On Tue, 2016-04-26 at 09:25 +1000, Dave Chinner wrote:
<>
>
> - It checks badblocks and discovers it's files have lost data
Lots of hand-waving here. How does the application map a bad
"sector" to a file without scanning the entire filesystem to find
the owner of the bad sector?
Yes this was hand-wavey, but we talked about this a bit at LSF..
The idea is that a per-block-device badblocks list is available at
/sys/block/<pmemX>/badblocks. The application (or a suitable yet-to-be-
written library function) does a fiemap to figure out the sectors its
files are using, and correlates the two lists.
We can also look into providing an easier-to-use interface from the
kernel, in the form of an fiemap flag to report only the bad sectors, or
a SEEK_BAD flag..
The application doesn't have to scan the entire filesystem, but
presumably it knows what files it 'owns', and does a fiemap for those.
>
> - It write()s those sectors (possibly converted to file offsets
> using
> fiemap)
> * This triggers the fallback path, but if the application is
> doing
> this level of recovery, it will know the sector is bad, and write
> the
> entire sector
Where does the application find the data that was lost to be able to
rewrite it?
The data that was lost is gone -- this assumes the application has some
ability to recover using a journal/log or other redundancy - yes, at the
application layer. If it doesn't have this sort of capability, the only
option is to restore files from a backup/mirror.
>
> - Or it replaces the entire file from backup also using write() (not
> mmap+stores)
> * This just frees the fs block, and the next time the block is
> reallocated by the fs, it will likely be zeroed first, and that will
> be
> done through the driver and will clear errors
There's an implicit assumption that applications will keep redundant
copies of their data at the /application layer/ and be able to
automatically repair it? And then there's the implicit assumption
that it will unlink and free the entire file before writing a new
copy, and that then assumes the the filesystem will zero blocks if
they get reused to clear errors on that LBA sector mapping before
they are accessible again to userspace..
It seems to me that there are a number of assumptions being made
across multiple layers here. Maybe I've missed something - can you
point me to the design/architecture description so I can see how
"app does data recovery itself" dance is supposed to work?
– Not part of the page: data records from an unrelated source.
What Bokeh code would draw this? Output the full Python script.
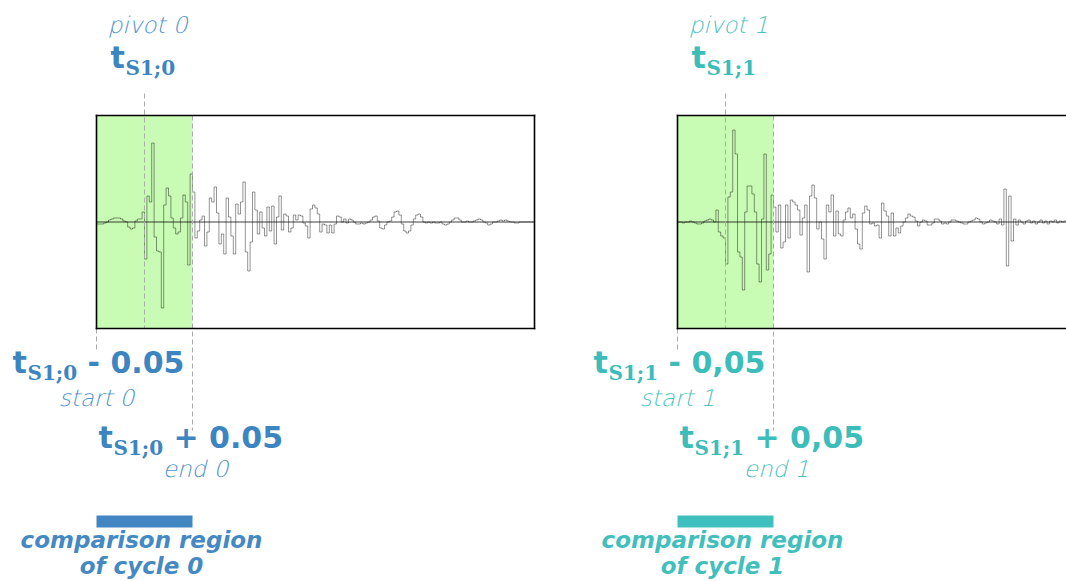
from bokeh.plotting import figure
from bokeh.models import Range1d
from bokeh.core.properties import value
from bokeh.embed import file_html
from bokeh.resources import INLINE

# ---------------- data ----------------
DT = 0.0025            # sampling step of the recorded signals (s)
HALF_WINDOW = 0.05     # comparison half-window around each pivot (s)
PANEL_DURATION = 0.45625
FULL_SCALE = 106.5     # amplitude at the border of each box
PIVOTS = [0.05, 0.05]  # t_S1;k inside each cycle's own time axis (s)
CYCLES = ["0", "1"]
OFFSET_TEXT = ["0.05", "0,05"]

WAVE_0 = [
    -2, -2, -2, -1, 0, 2, 3, 4, 4, 4, 3, 1, 0, -5, -7, -6, 1, 3, 3,
    10, -37, 26, 20, 79, -15, -29, -30, -86, 17, 34, 26, 4, -6, -12, -10, 4, 27, 20, -43, 48, 30,
    -16, -9, 2, 6, -24, -10, 24, 20, 35, 9, -22, -12, -32, 24, 5, -14, -32, 18, 8, 20, 40, -30, -49, -20, 30, 12,
    -12, 10, -6, -14, 15, -9, 16, -22, 5, 26, -8, 8, 6, -10, -6, 7, 2, 7, 6, -1, -4, -16, 13, 17, 14, 8, -10, -2, -3, -11, -3, -11, -2,
    6, 5, 0, 3, -1, 3, 2, 0, -2, -2, -1, -2, -1, 0, 2, 5, 6, 1, -6, -7, -3, 0, 1, 5, 10, 11, 7, -2, -9, -11,
    -9, -3, 3, 7, 8, 5, 0, -1, 0, -1, 0, -1, -1, 0, -2, -3, -2, 0, 2, 4,
    4, 2, 0, 0, 1, 0, 0, 1, 2, 3, 2, 0, -1, -3, -2, 0, 0, 1, 2, 1, 2, 1, 0, 0, -1, -1, 0, 0, 0, 0, 0, 0, 0,
]

WAVE_1 = [
    0, 0, -1, 0, 0, 1, 0, -1, -2, -2, -1, 1, 2, 3, 2, 0,
    12, -10, -14, -16, -42, 25, 30, 92, 68, -30, -35, -68, 10, 36, 36, 28, 10, -42, -60, 3, 68, -48, -32, 27, 15,
    -10, 17, -26, -20, 17, -16, 22, 20, 17, 12, -13, 4, 17, -50, 26, 37, 24, -7, 0, -17, -37, 17, 10, 27, -14, 11, -12, -14,
    2, 10, 14, 4, 8, -7, -22, -27, 9, 16, 12, -2, -1, -4, -3, -16, 19, 11, 6, -14, 9, -14, -6, -11, -4, 0, 4, 8, 6, 5, 1,
    -4, 0, 2, 1, -3, -3, -1, 3, 3, 1, -2, -1, -2, 0, 2, 2, 1, 0, -1, -2, -2, 0, 1, 2, 4, 3, 0, -2, -1, 0, 2, 1, 0, -2, 3, -3,
    33, -44, 26, -19, 3, -3, 2, 0, -2, 1, 2, -1, 1, -2, 0, 2, -1, 1, -2, 1, 0, 2, -1, 1,
    0, 1, -1, 0, 1, -2, 0, 1, -1, 0, 2, -1, 0, 1, -1, 0, 0, 1, -1, 0, 1, 0, 0,
]
WAVES = [WAVE_0, WAVE_1]

# ---------------- styling ----------------
BOLD_COL = ["#3d85c1", "#3dbdb9"]
LIGHT_COL = ["#4d93cf", "#4cc2be"]
BAR_COL = ["#4286c1", "#40bfbf"]
CAP_COL = ["#4589c4", "#42bfbc"]
GREEN = "#c8fbb4"
DASH_COL = "#ababab"

SANS = value("DejaVu Sans")
SERIF = value("DejaVu Serif")
LIGHT = value("'DejaVu Sans Light', 'DejaVu Sans ExtraLight', 'DejaVu Sans'")

W, H = 1066, 581
PX_PER_S = 960.0
BOX_LEFT = [96, 677]      # picture x of each box's left edge
ZERO_Y = 221.5            # picture y of amplitude 0
BASELINE_FIX = 0.38       # renderer puts the baseline this many em lower


def xr(box_left):
    return Range1d(start=-box_left / PX_PER_S, end=(W - box_left) / PX_PER_S)


p = figure(width=W, height=H, output_backend="svg", toolbar_location=None,
           x_range=xr(BOX_LEFT[0]),
           y_range=Range1d(start=ZERO_Y - H, end=ZERO_Y),
           x_axis_location=None, y_axis_location=None,
           min_border=0, min_border_left=0, min_border_right=0,
           min_border_top=0, min_border_bottom=0,
           outline_line_color=None, background_fill_color="white",
           border_fill_color="white")
p.grid.visible = False
p.extra_x_ranges = {"c1": xr(BOX_LEFT[1])}
p.extra_y_ranges = {"px": Range1d(start=H, end=0)}


def txt(rn, x, y, s, size, style, color, font, dx=0, align="left"):
    y = y - BASELINE_FIX * size
    p.text(x=[x], y=[y], text=[s], x_range_name=rn, y_range_name="px",
           text_font=font, text_font_size=f"{size}px", text_font_style=style,
           text_color=color, text_align=align, text_baseline="alphabetic",
           x_offset=dx)


def t_label(rn, x, base, dx, k, rest, col):
    txt(rn, x, base, "t", 30, "bold", col, SANS, dx)
    txt(rn, x, base + 7, "S1;" + CYCLES[k], 20, "bold", col, SERIF, dx + 15)
    if rest:
        txt(rn, x, base, rest, 30, "bold", col, SANS, dx + 75)


for k in range(2):
    rn = "default" if k == 0 else "c1"
    piv = PIVOTS[k]
    start = piv - HALF_WINDOW
    end = piv + HALF_WINDOW
    wave = WAVES[k]
    tt = [i * DT for i in range(len(wave))]

    # comparison window
    p.quad(left=[start], right=[end], bottom=[-FULL_SCALE], top=[FULL_SCALE],
           fill_color=GREEN, line_color=None, x_range_name=rn)
    # signal
    p.step(x=tt, y=wave, mode="after", line_color="black", line_alpha=0.42,
           line_width=1, x_range_name=rn)
    # zero line
    p.segment(x0=[0], y0=[0], x1=[PANEL_DURATION], y1=[0], line_color="black",
              line_alpha=0.75, line_width=1, x_range_name=rn)
    # dashed guides
    p.segment(x0=[piv, end, start], x1=[piv, end, start],
              y0=[93, 115, 328], y1=[328, 430, 352],
              line_color=DASH_COL, line_dash="5 3", line_width=1,
              x_range_name=rn, y_range_name="px")
    # box borders
    p.segment(x0=[0, 0, 0, PANEL_DURATION], x1=[PANEL_DURATION, PANEL_DURATION, 0, PANEL_DURATION],
              y0=[FULL_SCALE, -FULL_SCALE, -FULL_SCALE, -FULL_SCALE],
              y1=[FULL_SCALE, -FULL_SCALE, FULL_SCALE, FULL_SCALE],
              line_color="black", line_width=1.6, line_cap="square", x_range_name=rn)
    # region bar
    p.quad(left=[start], right=[end], top=[515], bottom=[527], fill_color=BAR_COL[k],
           line_color=None, x_range_name=rn, y_range_name="px")

    bc = BOLD_COL[k]
    lc = LIGHT_COL[k]
    # pivot labels
    txt(rn, piv, 33, "pivot " + CYCLES[k], 23, "italic", lc, LIGHT, 3, "center")
    t_label(rn, piv, 68, -34, k, None, bc)
    # start labels
    t_label(rn, start, 373, -84, k, "- " + OFFSET_TEXT[k], bc)
    txt(rn, start, 406, "start " + CYCLES[k], 23, "italic", lc, LIGHT, 0, "center")
    # end labels
    t_label(rn, end, 448, -94, k, "+ " + OFFSET_TEXT[k], bc)
    txt(rn, end, 477, "end " + CYCLES[k], 23, "italic", lc, LIGHT, 3, "center")
    # caption
    txt(rn, piv, 548, "comparison region", 23, "bold italic", CAP_COL[k], SANS, -3, "center")
    txt(rn, piv, 574, "of cycle " + CYCLES[k], 23, "bold italic", CAP_COL[k], SANS, -3, "center")

open("out.html", "w").write(file_html(p, INLINE))
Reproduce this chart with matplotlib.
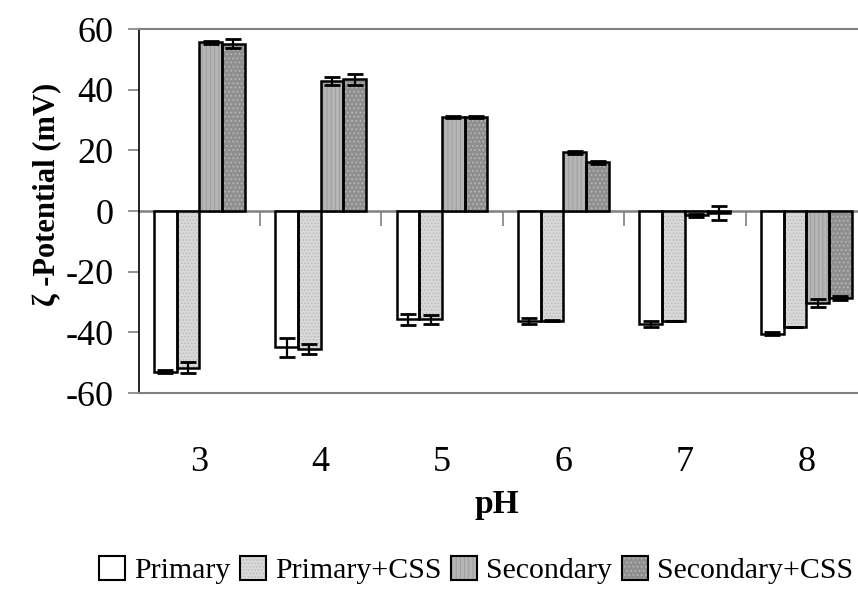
import matplotlib
matplotlib.use('Agg')
import matplotlib.pyplot as plt
import numpy as np
from matplotlib.patches import Patch
from matplotlib.legend_handler import HandlerTuple

categories = ['3', '4', '5', '6', '7', '8']
series_names = ['Primary', 'Primary+CSS', 'Secondary', 'Secondary+CSS']
primary = [-53.0, -44.9, -35.7, -36.3, -37.1, -40.4]
primary_err = [0.5, 3.1, 1.8, 1.1, 1.0, 0.5]
primary_css = [-51.6, -45.6, -35.7, -36.1, -36.4, -38.3]
primary_css_err = [1.7, 1.7, 1.5, 0.3, 0.0, 0.0]
secondary = [55.7, 42.9, 31.0, 19.3, -1.4, -30.3]
secondary_err = [0.5, 1.3, 0.3, 0.5, 0.5, 1.3]
secondary_css = [55.2, 43.5, 31.0, 16.0, -0.6, -28.7]
secondary_css_err = [1.4, 1.8, 0.3, 0.4, 2.3, 0.6]
yticks = [60, 40, 20, 0, -20, -40, -60]
ytick_labels = ['60', '40', '20', '0', '-20', '-40', '-60']

values = [primary, primary_css, secondary, secondary_css]
errors = [primary_err, primary_css_err, secondary_err, secondary_css_err]

plt.rcParams['font.family'] = ['Liberation Serif', 'DejaVu Serif']
plt.rcParams['hatch.linewidth'] = 0.7

fig = plt.figure(figsize=(8.58, 5.93), dpi=100)
W, H = 858, 593
ax = fig.add_axes([138.5 / W, 1 - 393 / H, (867 - 138.5) / W, (393 - 29) / H])

x = np.arange(len(categories))
w = 0.187
styles = [
    dict(fc='white', hatch=None, hc='white'),
    dict(fc='#d8d8d8', hatch='.....', hc='#bcbcbc'),
    dict(fc='#b5b5b5', hatch='||||', hc='#9e9e9e'),
    dict(fc='#8f8f8f', hatch='....', hc='#b8b8b8'),
]
handles = []
for i, (vals, errs, st) in enumerate(zip(values, errors, styles)):
    xs = x + (i - 1.5) * w
    ax.bar(xs, vals, w, color=st['fc'], edgecolor=st['hc'], hatch=st['hatch'],
           linewidth=0, zorder=2)
    ax.bar(xs, vals, w, fill=False, edgecolor='black', linewidth=1.8, zorder=3)
    ax.errorbar(xs, vals, yerr=errs, fmt='none', ecolor='black', elinewidth=1.6,
                capsize=6, capthick=2.0, zorder=4)
    p1 = Patch(facecolor=st['fc'], edgecolor=st['hc'], hatch=st['hatch'], linewidth=0)
    p2 = Patch(fill=False, edgecolor='black', linewidth=1.5)
    handles.append((p1, p2))

ax.set_xlim(-0.5, len(categories) - 0.5)
ax.set_ylim(-60, 60)
ax.set_yticks(yticks, ytick_labels)
ax.set_xticks(x, categories)

for s in ['top', 'bottom']:
    ax.spines[s].set_color('#808080')
    ax.spines[s].set_linewidth(1.5)
ax.spines['right'].set_visible(False)
ax.spines['left'].set_color('black')
ax.spines['left'].set_linewidth(1.2)

ax.tick_params(axis='x', length=0, pad=38, labelsize=26)
ax.tick_params(axis='y', length=8, width=1.2, color='#808080', direction='out',
               pad=10, labelsize=26)

sec = ax.secondary_xaxis(0.5)
sec.set_xticks(x[1:] - 0.5)
sec.set_xticklabels([])
sec.tick_params(axis='x', which='both', length=11, width=1.2, color='#808080',
                direction='in', labelbottom=False, labeltop=False)
for s in sec.spines.values():
    s.set_color('#808080')
    s.set_linewidth(1.8)
sec.set_zorder(1)

fig.text(48 / W, 1 - 194 / H, 'ζ -Potential (mV)', rotation=90, fontsize=22,
         fontweight='bold', ha='center', va='center')
fig.text(497 / W, 1 - 505 / H, 'pH', fontsize=24, fontweight='bold',
         ha='center', va='center')

fig.legend(handles, series_names, loc='center left',
           bbox_to_anchor=(99 / W, 1 - 570 / H), ncol=4, frameon=False,
           fontsize=21.5, handlelength=0.87, handleheight=0.87, handletextpad=0.3,
           columnspacing=0.33, borderaxespad=0, borderpad=0,
           handler_map={tuple: HandlerTuple(ndivide=1, pad=0)})

fig.savefig('out.png', dpi=100)
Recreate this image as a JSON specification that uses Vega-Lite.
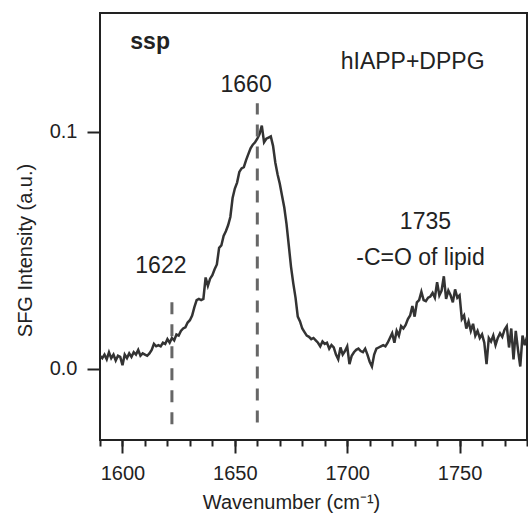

There isn't a document other than the flow in my head :) - but maybe I
could write one up..
I wasn't thinking the application itself maintains and restores from
backup copy of the file.. The application hits either a SIGBUS or EIO
depending on how it accesses the data, and crashes or raises some alarm.
The recovery is then done out-of-band, by a sysadmin or such (i.e.
delete the file, replace with a known good copy, restart application).
To summarize, the two cases we want to handle are:
1. Application has inbuilt recovery:
- hits badblock
- figures out it is able to recover the data
- handles SIGBUS or EIO
- does a (sector aligned) write() to restore the data
2. Application doesn't have any inbuilt recovery mechanism
- hits badblock
- gets SIGBUS (or EIO) and crashes
- Sysadmin restores file from backup
Case 1 is handled by either a fallback to direct_IO from dax_do_io, or
always _actually_ doing direct_IO when we're opened with O_DIRECT in
spite of dax (what Dan suggested). Currently if we're mounted with dax,
all IO O_DIRECT or otherwise will go through dax_do_io.
Case 2 is handled by patch 4 of the series:
dax: use sb_issue_zerout instead of calling dax_clear_sectors
>
> Cheers,
>
> Dave.